=== GIVEN INFORMATION ===
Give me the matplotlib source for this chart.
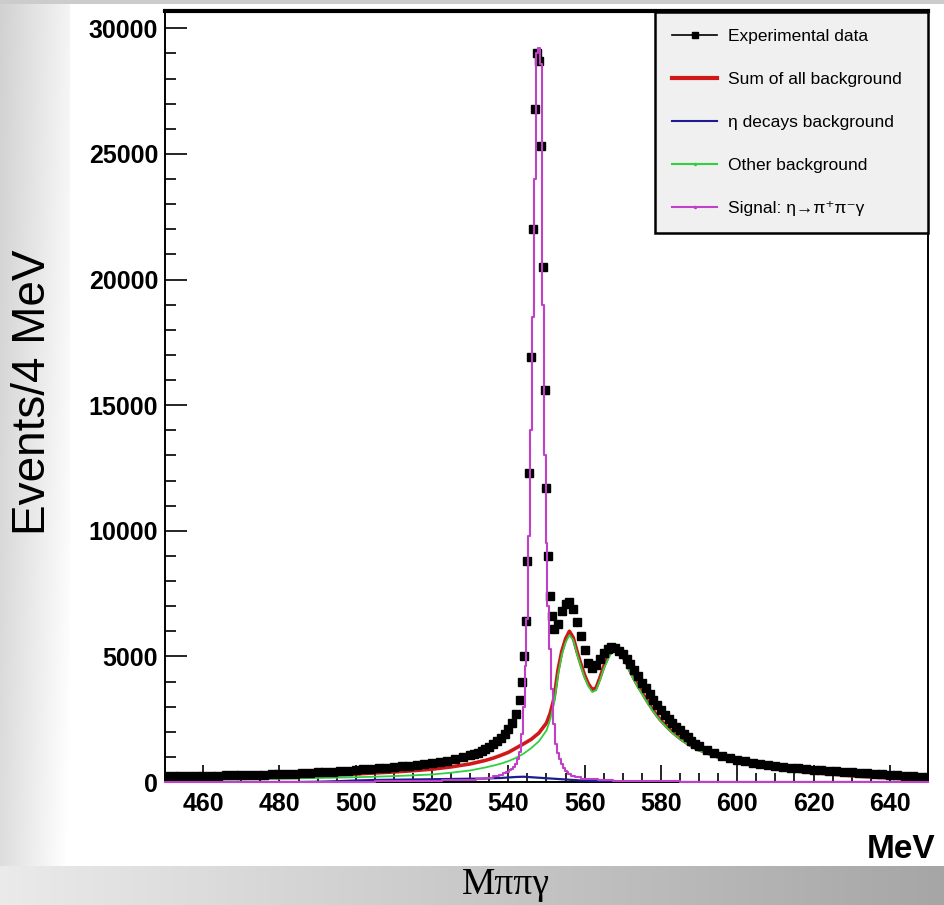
import numpy as np
import matplotlib
matplotlib.use('Agg')
import matplotlib.pyplot as plt
from matplotlib.lines import Line2D
from matplotlib.ticker import MultipleLocator

# ---- values (M_pipigamma in MeV, events per bin) ----
# experimental data, bin centres in pieces (finer binning near the eta peak)
exp_left = [230, 230, 235, 240, 240, 245, 250, 255, 260, 265,
            270, 280, 285, 290, 300, 310, 320, 335, 350, 365,
            380, 395, 410, 430, 455, 480, 500, 525, 550, 575,
            600, 630, 655, 680, 710, 750, 790, 840, 900, 980,
            1060]                                  # 450..530 step 2
exp_rise = [1110, 1170, 1240, 1320, 1400, 1500, 1620, 1760, 1920, 2100,
            2350, 2700, 3250]                      # 531..543 step 1
exp_peak = [4000, 5000, 6400, 8800, 12300, 16900, 22000, 26800, 29000, 28700,
            25300, 20500, 15600, 11700, 9000, 7400, 6600, 6100]   # 543.5..552 step 0.5
exp_bumps = [6300, 6800, 7100, 7150, 6900, 6350, 5800, 5250, 4750, 4550,
             4650, 4900, 5150, 5300, 5380, 5330, 5200, 5080, 4900, 4680,
             4450, 4200, 3950, 3730, 3500, 3280, 3070, 2870, 2680, 2500,
             2340, 2200, 2070, 1920, 1780, 1640, 1520, 1420]        # 553..590 step 1
exp_tail = [1270, 1150, 1040, 950, 880, 820, 760, 710, 670, 630,
            600, 570, 540, 515, 490, 465, 440, 420, 400, 380,
            360, 340, 320, 300, 280, 260, 240, 220, 200, 180]       # 592..650 step 2

exp_x = np.concatenate([np.arange(450, 531, 2), np.arange(531, 544, 1),
                        np.arange(543.5, 552.1, 0.5), np.arange(553, 591, 1),
                        np.arange(592, 651, 2)])
exp_y = np.array(exp_left + exp_rise + exp_peak + exp_bumps + exp_tail)

# backgrounds share one grid
bg_x = [450, 455, 460, 465, 470, 475, 480, 485, 490, 495, 500, 505, 510, 515, 520, 525, 530,
        532, 534, 536, 538, 540, 542, 544, 546, 548, 550,
        551, 552, 553, 554, 555, 556, 557, 558, 559, 560,
        561, 562, 563, 564, 565, 566, 567, 568, 569, 570,
        571, 572, 573, 574, 575, 576, 577, 578, 579, 580,
        581, 582, 583, 584, 585, 586, 587, 588, 589, 590,
        595, 600, 605, 610, 615, 620, 625, 630, 635, 640, 645, 650]
bg_sum = [130, 140, 150, 160, 170, 185, 200, 225, 255, 285, 320, 360, 400, 450, 510, 600, 720,
          790, 860, 950, 1060, 1180, 1350, 1520, 1700, 1950, 2350,
          2750, 3350, 4450, 5200, 5700, 6000, 5750, 5200, 4700, 4250,
          3900, 3680, 3750, 4150, 4600, 4950, 5250, 5330, 5200, 5000,
          4750, 4400, 4100, 3820, 3580, 3320, 3080, 2850, 2640, 2450,
          2290, 2130, 1990, 1860, 1740, 1630, 1530, 1440, 1360, 1280,
          990, 800, 640, 520, 440, 370, 310, 250, 200, 160, 120, 90]
bg_other = [90, 95, 100, 105, 110, 120, 130, 145, 160, 175, 190, 210, 235, 265, 300, 370, 460,
            520, 580, 650, 730, 830, 960, 1130, 1350, 1620, 2050,
            2500, 3150, 4250, 5050, 5550, 5850, 5650, 5100, 4600, 4150,
            3800, 3580, 3650, 4050, 4500, 4850, 5150, 5250, 5120, 4920,
            4680, 4330, 4040, 3760, 3520, 3270, 3030, 2800, 2600, 2410,
            2250, 2090, 1950, 1830, 1710, 1600, 1500, 1410, 1330, 1250,
            960, 770, 620, 500, 420, 350, 295, 240, 190, 150, 110, 80]
bg_eta = [0, 0, 0, 0, 0, 0, 0, 0, 10, 30, 60, 80, 90, 100, 110, 120, 130,
          135, 140, 150, 160, 180, 200, 210, 190, 170, 150,
          140, 130, 120, 110, 100, 90, 80, 70, 60, 50,
          45, 40, 35, 30, 25, 20, 18, 16, 14, 12,
          10, 8, 6, 5, 4, 3, 2, 1, 0, 0,
          0, 0, 0, 0, 0, 0, 0, 0, 0, 0,
          0, 0, 0, 0, 0, 0, 0, 0, 0, 0, 0, 0]

# signal eta -> pi+ pi- gamma
sig_x = [450, 460, 470, 480, 490, 500, 510, 520, 525, 530, 533, 535, 537, 538, 539,
         540.0, 540.5, 541.0, 541.5, 542.0, 542.5, 543.0, 543.5, 544.0, 544.5,
         545.0, 545.5, 546.0, 546.5, 547.0, 547.5, 548.0, 548.5, 549.0, 549.5,
         550.0, 550.5, 551.0, 551.5, 552.0, 552.5, 553.0, 553.5, 554.0, 554.5,
         555.0, 555.5, 556.0, 557, 558, 560, 562, 565, 570, 580, 590, 600, 620, 650]
sig_y = [0, 0, 0, 0, 0, 10, 20, 40, 60, 90, 130, 170, 240, 290, 340,
         400, 460, 520, 600, 720, 900, 1200, 1900, 3000, 4600,
         6500, 9800, 14000, 18500, 24000, 29000, 29200, 28600, 19000, 13000,
         9500, 7000, 5300, 3700, 2300, 1500, 1150, 900, 700, 550,
         450, 380, 330, 250, 190, 130, 100, 70, 40, 20, 10, 0, 0, 0]

labels = ['Experimental data', 'Sum of all background', '\u03b7 decays background',
          'Other background', 'Signal: \u03b7\u2192\u03c0\u207a\u03c0\u207b\u03b3']

sans = ['Liberation Sans', 'DejaVu Sans']
plt.rcParams['font.family'] = sans

W, H = 945, 905
fig = plt.figure(figsize=(W / 100, H / 100), dpi=100)

# grey slide background round a white panel
bg = fig.add_axes([0, 0, 1, 1], zorder=-10)
xx, yy = np.meshgrid(np.arange(W), np.arange(H))
shade = np.ones((H, W))
left = xx < 70
shade[left] = 0.82 + 0.14 * xx[left] / 70 + 0.05 * yy[left] / H
bottom = yy >= 866
shade[bottom] = 0.92 - 0.27 * xx[bottom] / W
shade[yy < 5] = 0.80
bg.imshow(np.dstack([np.clip(shade, 0, 1)] * 3), extent=[0, 1, 0, 1], aspect='auto',
          origin='upper', interpolation='nearest')
bg.set_xlim(0, 1)
bg.set_ylim(0, 1)
bg.axis('off')

ax = fig.add_axes([165 / W, 1 - 782 / H, 763 / W, 771 / H])
ax.plot(exp_x, exp_y, 's', color='black', ms=6, zorder=3)
ax.plot(bg_x, bg_sum, color='#d01818', lw=2.6, zorder=2)
ax.plot(bg_x, bg_other, color='#30d040', lw=1.3, zorder=2.5)
ax.plot(bg_x, bg_eta, color='#1c1c90', lw=1.6, zorder=2.6)
ax.plot(sig_x, sig_y, color='#c040c8', lw=1.5, drawstyle='steps-mid', zorder=4,
        clip_on=False)

ax.set_xlim(450, 650)
ax.set_ylim(0, 30690)
ax.xaxis.set_major_locator(MultipleLocator(20))
ax.xaxis.set_minor_locator(MultipleLocator(5))
ax.yaxis.set_major_locator(MultipleLocator(5000))
ax.yaxis.set_minor_locator(MultipleLocator(1000))
ax.tick_params(axis='y', which='major', direction='in', length=16, width=1.2, pad=5, labelsize=18)
ax.tick_params(axis='y', which='minor', direction='in', length=8, width=1.2)
ax.tick_params(axis='x', which='major', direction='in', length=12, width=1.2, pad=7, labelsize=18)
ax.tick_params(axis='x', which='minor', direction='in', length=6.5, width=1.2)
for t in ax.get_xticklabels() + ax.get_yticklabels():
    t.set_fontweight('bold')
for side in ['left', 'right', 'bottom']:
    ax.spines[side].set_linewidth(1.4)
ax.spines['top'].set_linewidth(3)

handles = [Line2D([], [], color='black', lw=1.2, marker='s', ms=5),
           Line2D([], [], color='#d01818', lw=3),
           Line2D([], [], color='#1c1c90', lw=1.5),
           Line2D([], [], color='#30d040', lw=1.5, marker='.', ms=3),
           Line2D([], [], color='#c040c8', lw=1.5, marker='.', ms=3)]
leg = ax.legend(handles, labels, loc='upper left', bbox_to_anchor=(0.642, 0.72, 0.358, 0.279),
                mode='expand', borderaxespad=0, fancybox=False, framealpha=1,
                facecolor='#f0f0f0', edgecolor='black', handlelength=2.6,
                handletextpad=0.6, labelspacing=1.6, borderpad=1.0,
                prop={'family': sans, 'size': 12.5, 'weight': 'normal'})
leg.get_frame().set_linewidth(1.8)

fig.text(33 / W, 1 - 392 / H, 'Events/4 MeV', rotation=90, ha='center', va='center',
         fontsize=33, family=sans)
fig.text(935 / W, 1 - 858 / H, 'MeV', ha='right', va='baseline', fontsize=24,
         fontweight='bold', family=sans)
fig.text(506 / W, 1 - 885 / H, 'M\u03c0\u03c0\u03b3', ha='center', va='center',
         fontsize=27, family=['Liberation Serif', 'DejaVu Serif'])

fig.savefig('out.png', dpi=100)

=== EXERCISE TASK ===
Starting with the first line of the data above and ending with the line containing "from matplotlib.ticker import MultipleLocator", please restate every line exactly, leaving images out.

=== SOLUTION TO THE PROBLEM ===
Give me the matplotlib source for this chart.
import numpy as np
import matplotlib
matplotlib.use('Agg')
import matplotlib.pyplot as plt
from matplotlib.lines import Line2D
from matplotlib.ticker import MultipleLocator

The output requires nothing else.